_Short task_
Filter the records below down to lines containing "this".

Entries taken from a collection
** start **
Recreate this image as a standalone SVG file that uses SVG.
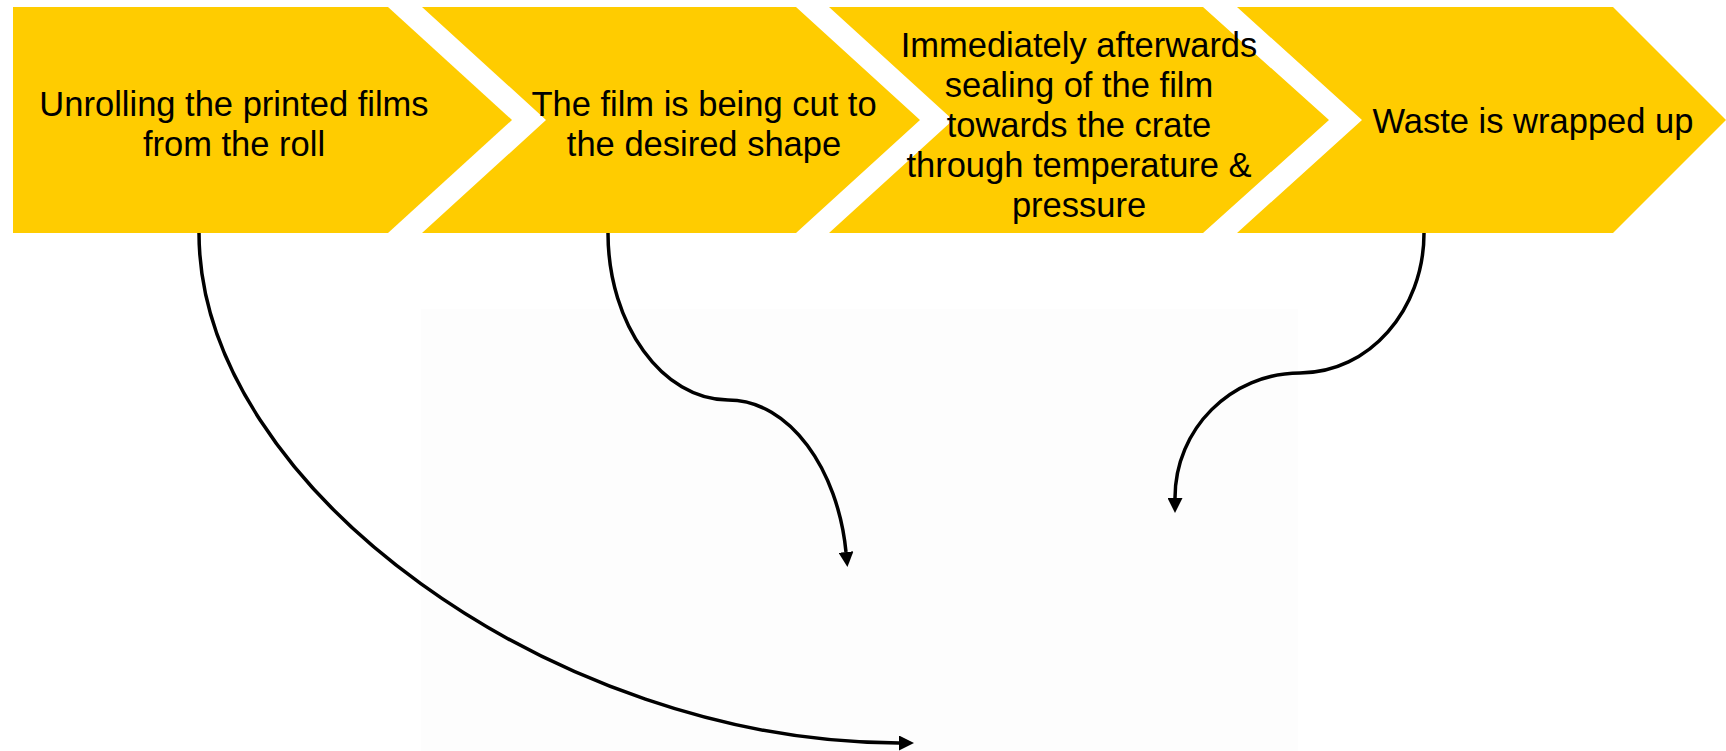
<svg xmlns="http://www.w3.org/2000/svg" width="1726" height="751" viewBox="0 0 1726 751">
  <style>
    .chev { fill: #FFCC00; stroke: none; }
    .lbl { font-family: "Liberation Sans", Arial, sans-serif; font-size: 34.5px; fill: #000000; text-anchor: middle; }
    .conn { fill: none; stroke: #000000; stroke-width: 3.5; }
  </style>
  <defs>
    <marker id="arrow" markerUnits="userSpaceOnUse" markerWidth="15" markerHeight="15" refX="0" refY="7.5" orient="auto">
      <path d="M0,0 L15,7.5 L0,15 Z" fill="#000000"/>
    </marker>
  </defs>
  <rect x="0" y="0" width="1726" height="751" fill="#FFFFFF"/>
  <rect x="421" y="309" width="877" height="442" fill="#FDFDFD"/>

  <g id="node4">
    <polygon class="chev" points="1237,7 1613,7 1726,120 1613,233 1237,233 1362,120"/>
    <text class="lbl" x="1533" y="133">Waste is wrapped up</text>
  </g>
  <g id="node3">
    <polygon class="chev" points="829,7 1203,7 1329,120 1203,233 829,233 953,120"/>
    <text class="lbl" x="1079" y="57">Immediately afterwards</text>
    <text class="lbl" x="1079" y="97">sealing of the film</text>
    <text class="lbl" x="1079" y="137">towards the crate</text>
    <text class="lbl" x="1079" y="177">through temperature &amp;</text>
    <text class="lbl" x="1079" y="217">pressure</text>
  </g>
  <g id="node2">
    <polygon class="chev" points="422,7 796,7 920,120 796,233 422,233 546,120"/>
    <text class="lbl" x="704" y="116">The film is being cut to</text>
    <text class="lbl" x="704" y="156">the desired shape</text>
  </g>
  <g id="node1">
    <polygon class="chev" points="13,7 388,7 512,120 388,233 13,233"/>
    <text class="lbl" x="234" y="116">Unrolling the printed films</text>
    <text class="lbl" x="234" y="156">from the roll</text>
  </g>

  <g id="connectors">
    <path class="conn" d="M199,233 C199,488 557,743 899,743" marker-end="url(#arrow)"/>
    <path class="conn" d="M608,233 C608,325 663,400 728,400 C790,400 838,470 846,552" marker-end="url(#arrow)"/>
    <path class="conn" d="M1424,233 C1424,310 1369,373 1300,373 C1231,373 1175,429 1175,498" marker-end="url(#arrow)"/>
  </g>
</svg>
** end **
** start **
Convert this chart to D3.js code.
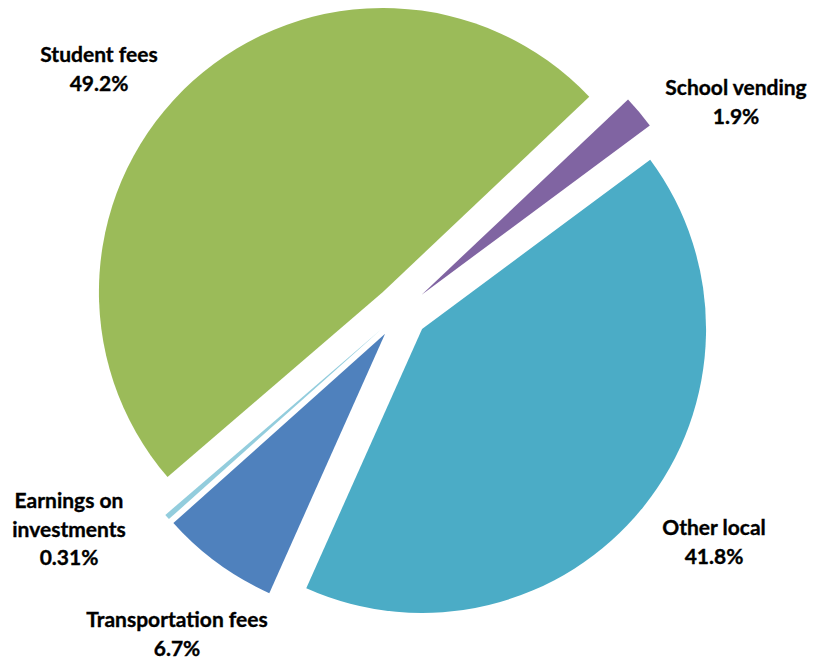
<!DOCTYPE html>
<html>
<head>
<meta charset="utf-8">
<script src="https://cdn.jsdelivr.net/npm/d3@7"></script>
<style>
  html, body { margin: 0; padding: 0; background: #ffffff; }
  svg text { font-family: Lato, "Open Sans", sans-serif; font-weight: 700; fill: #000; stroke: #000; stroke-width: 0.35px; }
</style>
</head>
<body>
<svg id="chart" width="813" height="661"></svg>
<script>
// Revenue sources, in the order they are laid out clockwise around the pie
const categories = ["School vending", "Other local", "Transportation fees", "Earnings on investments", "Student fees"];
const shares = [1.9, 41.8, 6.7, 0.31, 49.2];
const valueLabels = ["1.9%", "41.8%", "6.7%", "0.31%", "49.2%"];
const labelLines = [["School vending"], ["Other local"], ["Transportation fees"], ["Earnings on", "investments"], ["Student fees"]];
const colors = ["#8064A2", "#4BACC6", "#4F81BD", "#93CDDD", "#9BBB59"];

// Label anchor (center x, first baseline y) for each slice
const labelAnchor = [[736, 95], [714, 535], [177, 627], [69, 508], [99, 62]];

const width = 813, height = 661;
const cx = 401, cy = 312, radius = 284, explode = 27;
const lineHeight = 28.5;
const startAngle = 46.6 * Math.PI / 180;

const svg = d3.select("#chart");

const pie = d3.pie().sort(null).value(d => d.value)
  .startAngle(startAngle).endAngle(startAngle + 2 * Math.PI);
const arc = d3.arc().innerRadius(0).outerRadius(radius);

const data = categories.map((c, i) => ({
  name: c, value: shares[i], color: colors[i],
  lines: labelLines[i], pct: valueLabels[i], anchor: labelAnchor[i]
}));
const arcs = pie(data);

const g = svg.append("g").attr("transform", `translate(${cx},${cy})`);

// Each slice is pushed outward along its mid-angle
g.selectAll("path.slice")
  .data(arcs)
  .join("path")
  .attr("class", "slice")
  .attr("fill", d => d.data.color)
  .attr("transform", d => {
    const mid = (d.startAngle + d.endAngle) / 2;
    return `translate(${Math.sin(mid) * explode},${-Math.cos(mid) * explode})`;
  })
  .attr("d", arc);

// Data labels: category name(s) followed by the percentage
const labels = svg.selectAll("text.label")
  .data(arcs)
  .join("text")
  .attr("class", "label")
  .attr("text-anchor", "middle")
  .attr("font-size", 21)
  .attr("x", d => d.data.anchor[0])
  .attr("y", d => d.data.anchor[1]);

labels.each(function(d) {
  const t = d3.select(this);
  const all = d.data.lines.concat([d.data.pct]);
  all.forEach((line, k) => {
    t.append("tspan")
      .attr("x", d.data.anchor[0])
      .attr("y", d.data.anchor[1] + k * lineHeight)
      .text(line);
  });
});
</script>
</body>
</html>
** end **
_Result_
Recreate this image as a standalone SVG file that uses SVG.
Convert this chart to D3.js code.
  const t = d3.select(this);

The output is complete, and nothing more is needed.